Evgeny Morozov says that perhaps constant connectivity is not a good thing. (Ed Yourdon/Flickr)
Evgeny Morozov says that perhaps constant connectivity is not a good thing. (Ed Yourdon/Flickr)

Technology writer Evgeny Morozov says we’ve ceded key decisions on public space to technology companies, and he is joining the call for a movement to take the space back.

“We’ve decided by default that more connectivity is a good thing, but maybe it isn’t,” Morozov tells Here & Now’s Robin Young.

For one thing, Morozov argues, we turn to technology to escape boredom, but information overload also leads to profound boredom.

“There is such a thing as being bored with too much information, and I think we need to think of strategies in which we can consciously limit our exposure to information, and actually deliberately practice boredom of a different kind,” Morozov said. “Not over-stimulated boredom, but where we try to deprive ourselves.”

Morozov says at the moment, if you want to do anything about escaping the internet, you have to take personal measures. Morozov himself locks away his internet cable and his smartphone in a safe.

Instead, there should be a public discussion about public policy, Morozov says.
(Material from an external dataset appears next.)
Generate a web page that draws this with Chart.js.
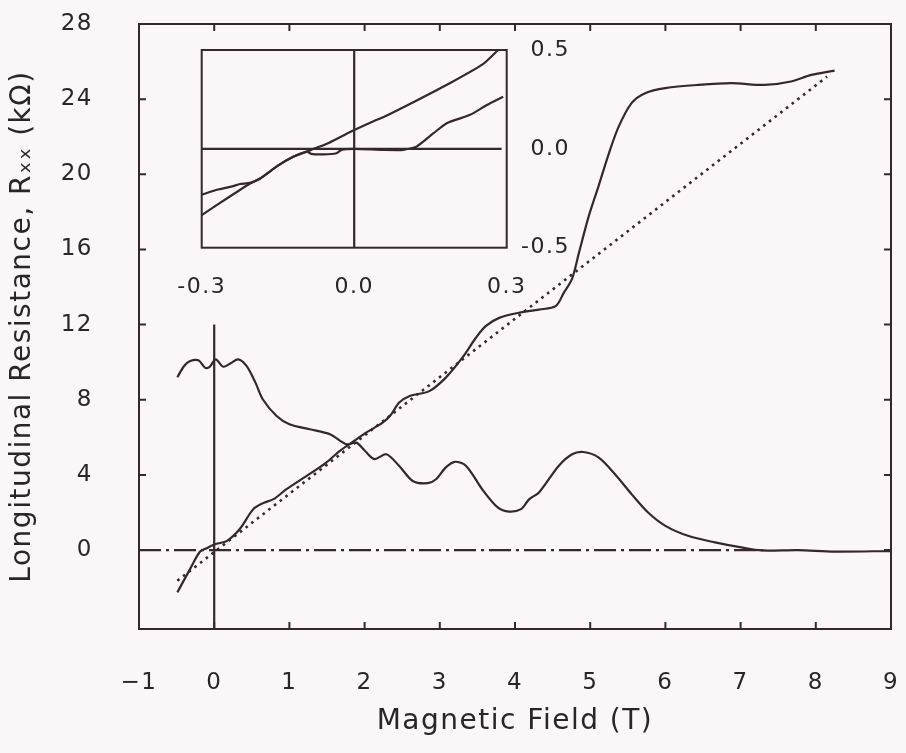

He compares it to the movement to reduce noise in urban areas 100 years ago.

Like today, says Morozov, there were many people then who felt that the noise was part of progress and people just had to adjust to it.

But the anti-noise movement successfully argued for different kinds of roads and pavements to reduce traffic noise, and pushed laws limiting the kinds of noises that companies and individuals could make at night.

“We need to think about how we need to redesign our public spaces,” Morozov said. “For example, as our cities are being redesigned to become smarter and more connected, and as we are moving to an age of internet of things, this will be a public and a political problem.”